Class, Party, Revolution by Leo Panitch Greg Albo
Author:Leo Panitch,Greg Albo
Language: eng
Format: epub
Publisher: Perseus Books, LLC
Published: 2018-09-17T16:00:00+00:00
GRAMSCI AND LENIN 1917–1922
Alastair Davidson
I.
Antonio Gramsci was twenty-six at the beginning of 1917.1 The “sewer of his past” on whose seething resentments he had built a “Sardist” view of the world (“Into the sea with the Italians”) only showed in too many coffees and cigarettes and an enormous capacity for work. He had given up his “Sardist” worldview for what he and a great many other educated Italians regarded as a satisfactory view of the world: “Crocianism.” Throughout 1917 Gramsci was still “Crocian in his views,”2 although he had been a socialist for over three years and was working full-time for the socialist newspapers Avanti and Grido del Popolo, although his “Crocian” friends of university days had gone to war, and although he had considerable contact with workers, who were always dropping in from the nearby Casa del Popolo to see him because he “had the great gift of knowing how to talk to everybody.”3
Theoretically, he agreed with the views in Benedetto Croce’s recent Teoria delle storia della storiografia.
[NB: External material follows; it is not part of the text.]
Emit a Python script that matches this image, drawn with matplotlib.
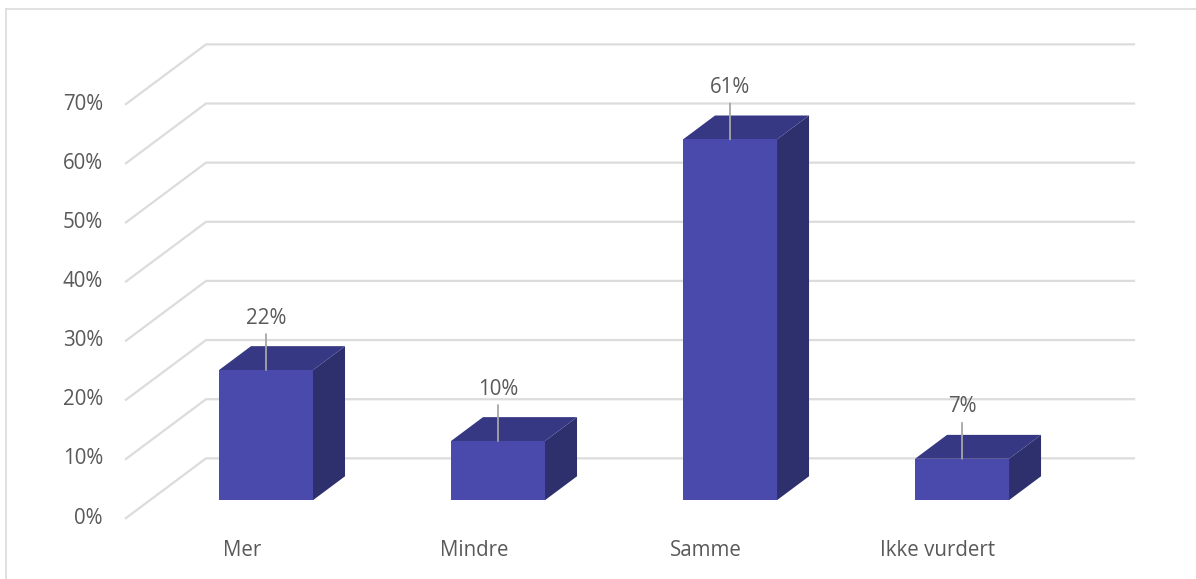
import matplotlib.pyplot as plt
from matplotlib.patches import Polygon

# survey answers, share of respondents (%)
categories = ["Mer", "Mindre", "Samme", "Ikke vurdert"]
shares = [22, 10, 61, 7]
ticks = [0, 10, 20, 30, 40, 50, 60, 70]

FRONT = "#494aab"
TOP = "#373883"
SIDE = "#2e2f6d"
GRID = "#dcdcdc"
TEXT = "#595959"

# oblique projection of the depth axis (d=0 front, d=1 back wall)
DX, DY = 0.345, 10.1


def proj(x, y, d):
    return (x + d * DX, y + d * DY)


plt.rcParams['font.family'] = ['Open Sans', 'DejaVu Sans']

fig = plt.figure(figsize=(11.96, 5.79), dpi=100)
ax = fig.add_axes([0, 0, 1, 1])
ax.set_xlim(-1.043, 4.112)
ax.set_ylim(-10.3, 87.6)
ax.axis('off')

x0, x1 = -0.5, len(categories) - 0.5

# back wall + left side wall gridlines
for t in ticks:
    pts = [proj(x0, t, 0), proj(x0, t, 1), proj(x1, t, 1)]
    ax.plot([p[0] for p in pts], [p[1] for p in pts], color=GRID, lw=1.6,
            solid_joinstyle='miter', zorder=1)
    ax.annotate(f"{t}%", xy=(x0, t), xytext=(-23, 0), textcoords='offset pixels',
                ha='right', va='center', fontsize=14.8, color=TEXT)

# bars as boxes between depth 0.3 and 0.7
hw = 47 / 232
d0, d1 = 0.3, 0.7
for i, (cat, v) in enumerate(zip(categories, shares)):
    l, r = i - hw, i + hw
    front = [proj(l, 0, d0), proj(r, 0, d0), proj(r, v, d0), proj(l, v, d0)]
    top = [proj(l, v, d0), proj(r, v, d0), proj(r, v, d1), proj(l, v, d1)]
    side = [proj(r, 0, d0), proj(r, 0, d1), proj(r, v, d1), proj(r, v, d0)]
    ax.add_patch(Polygon(side, closed=True, fc=SIDE, ec='none', zorder=3))
    ax.add_patch(Polygon(top, closed=True, fc=TOP, ec='none', zorder=3))
    ax.add_patch(Polygon(front, closed=True, fc=FRONT, ec='none', zorder=4))

    # value label with leader line
    cx, cy = proj(i, v, d0)
    ax.annotate(f"{v}%", xy=(cx, cy), xytext=(0, 52), textcoords='offset pixels',
                ha='center', va='center', fontsize=14.8, color=TEXT, zorder=5,
                arrowprops=dict(arrowstyle='-', color='#a6a6a6', lw=1.3,
                                shrinkA=2, shrinkB=0))

    ax.annotate(cat, xy=(i, 0), xytext=(0, -32), textcoords='offset pixels',
                ha='center', va='center', fontsize=14.8, color=TEXT)

# chart area border (top and left edges)
fig.add_artist(plt.Line2D([6 / 1196, 6 / 1196], [0, 1 - 8.5 / 579],
                          transform=fig.transFigure, color=GRID, lw=1.2))
fig.add_artist(plt.Line2D([6 / 1196, 1], [1 - 8.5 / 579, 1 - 8.5 / 579],
                          transform=fig.transFigure, color=GRID, lw=1.2))

fig.savefig("out.png", dpi=100, facecolor='white')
In particular, these were: 1) a rejection of positivism as inverted idealism; 2) a consequent rejection of any history that claimed to relate what truly happened once and for all; and therefore 3) a belief that all immanent worldviews had been “thought up” in terms of the contemporary level of knowledge.4 It followed that Gramsci believed that men were never the prisoners of their past in the sense that they could not free themselves through their own willful actions, but only be freed by some structural conjunction of events. They could, of course, well be the prisoners of their understanding of that past, and therefore fail to comprehend the realities of their present situation. Gramsci’s theoretical and emotional beliefs are summed up in words he wrote in early 1917: “For natural laws, the fatal progress of things of pseudoscientists has been substituted the tenacious will of men,” and in rather more moralizing tones: “Some people whimper pitifully, others curse obscenely, but none, or few, ask themselves: if I had done my duty, if I had attempted to impose my will, my opinion, would what has happened have happened?—I hate the apathetic.”5
This theoretical rejection of determinism was, however, only a “starting point” for Gramsci, who proceeded through the Crocian view that contemporary levels of knowledge were based on contemporary needs, and through the theory of Giovanni Gentile of the “act,” to that variety of Marxism which best accorded with the notion that the revolution would not come automatically but would have to be made in a conscious willful act by men who understood that the cause of their misery was capitalism. By 1917 he had found this in the interpretation of Antonio Labriola, who denied that Marxism described the “apocalyptic” workings of history and claimed that it was a theory based on the historical need for socialism and marked a stage in men’s understanding of their situation. Labriola typified this view overall as a “philosophy of praxis,” thus stressing the affinity between his concerns and those of the early Croce, who had also written a Philosophy of Practice.